First, property tax-based education funding guarantees that rich communities receive more money for their schools than poor communities, simply because they pay more in property taxes. A 2016 NPR story paints a picture of the two starkly different kinds of American schools that result from that disparity, with some being understaffed, severely underfunded and forced to share nurses and specializing teachers while others have small class sizes, experienced teachers and plenty of resources.

Using property taxes to fund schools began as a way to hold communities accountable to their students, but in reality it allows students from poorer communities to slip through the cracks while wealthier students enjoy higher rates of success. It effectively guarantees that students in poor communities have less opportunity. This is a nation where all people are supposedly created equal; the American dream dictates that everyone should be able to achieve whatever they want if they are willing to work hard. But the way we fund schools makes it impossible to offer equal education to each student and closes the door of opportunity for students who live in impoverished neighborhoods.

In other words, current education funding mechanisms inhibit students’ long-term financial success and ability to break the cycle of intergenerational poverty. Education is a significant indicator of income and economic mobility. The skills a good education provides are necessary to be economically successful. More education also means more earning potential. According to the U.S. Bureau of Labor Statistics, people with doctoral or professional degrees earn triple the amount of those who have not completed high school.

It’s important to note, too, that students in poverty start out at a disadvantage – making it all the more problematic that their schools are so underfunded. Many of them enter kindergarten with a “readiness gap,” lacking the motor skills and memory retention that their more affluent peers have had the opportunity to develop. This gap often only grows over time. By funding schools with property taxes, state governments – including ours – ensure that students who are already facing barriers do not have access to the same resources, are in worse learning environments and will receive a lower quality education.

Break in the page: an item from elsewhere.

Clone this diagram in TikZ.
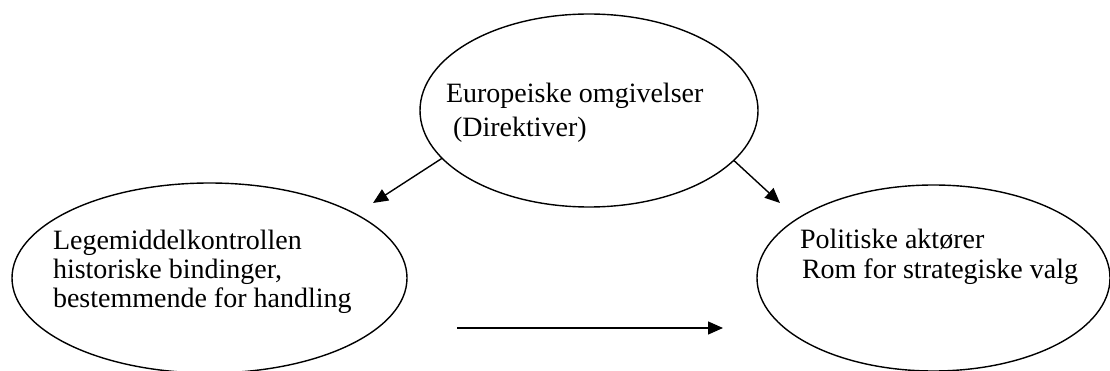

It keeps impoverished communities in poverty.

This is one of many examples of institutional racism acting as a barrier to good education for Black, indigenous and people of color (BIPOC), who, by design, make up a large portion of these poor communities. Redlining and white flight are real racist phenomena that have stopped BIPOC from owning property and devalued the property they do own for decades. Redlining was a policy created by the American government following the Great Depression that enforced racial housing segregation and ensured that white neighborhoods had higher property values. That segregation has been further solidified by white flight, where white families move out as more diverse populations move into a neighborhood, taking their wealth and commerce with them. These racist policies and practices are not part of the American past, but rather a part of the American present that still hurts non-white families’ long-term wealth accumulation, health and access to education.

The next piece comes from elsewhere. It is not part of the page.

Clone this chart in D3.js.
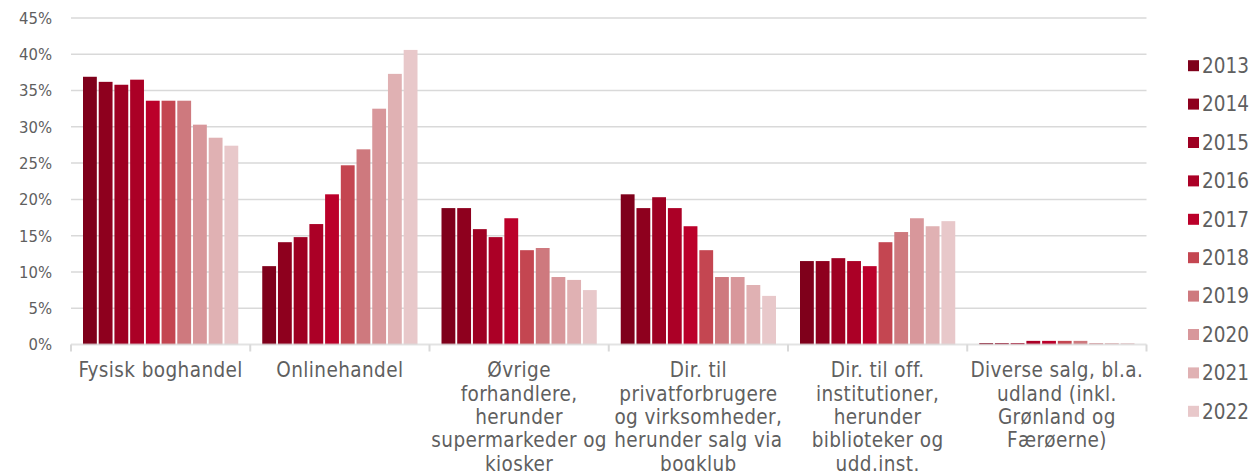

Governments fund schools through property taxes to ensure that communities have a vested interest in the education being provided in their schools and to guarantee that individual taxpayers fund education only as much as they can afford, since property value is a reliable indicator of economic prosperity. However, fairness in payment does not result in a fair or equal education. If Utah leaders truly care about offering all our children the best possible education, they should scrap this outdated, discriminatory mechanism for school funding.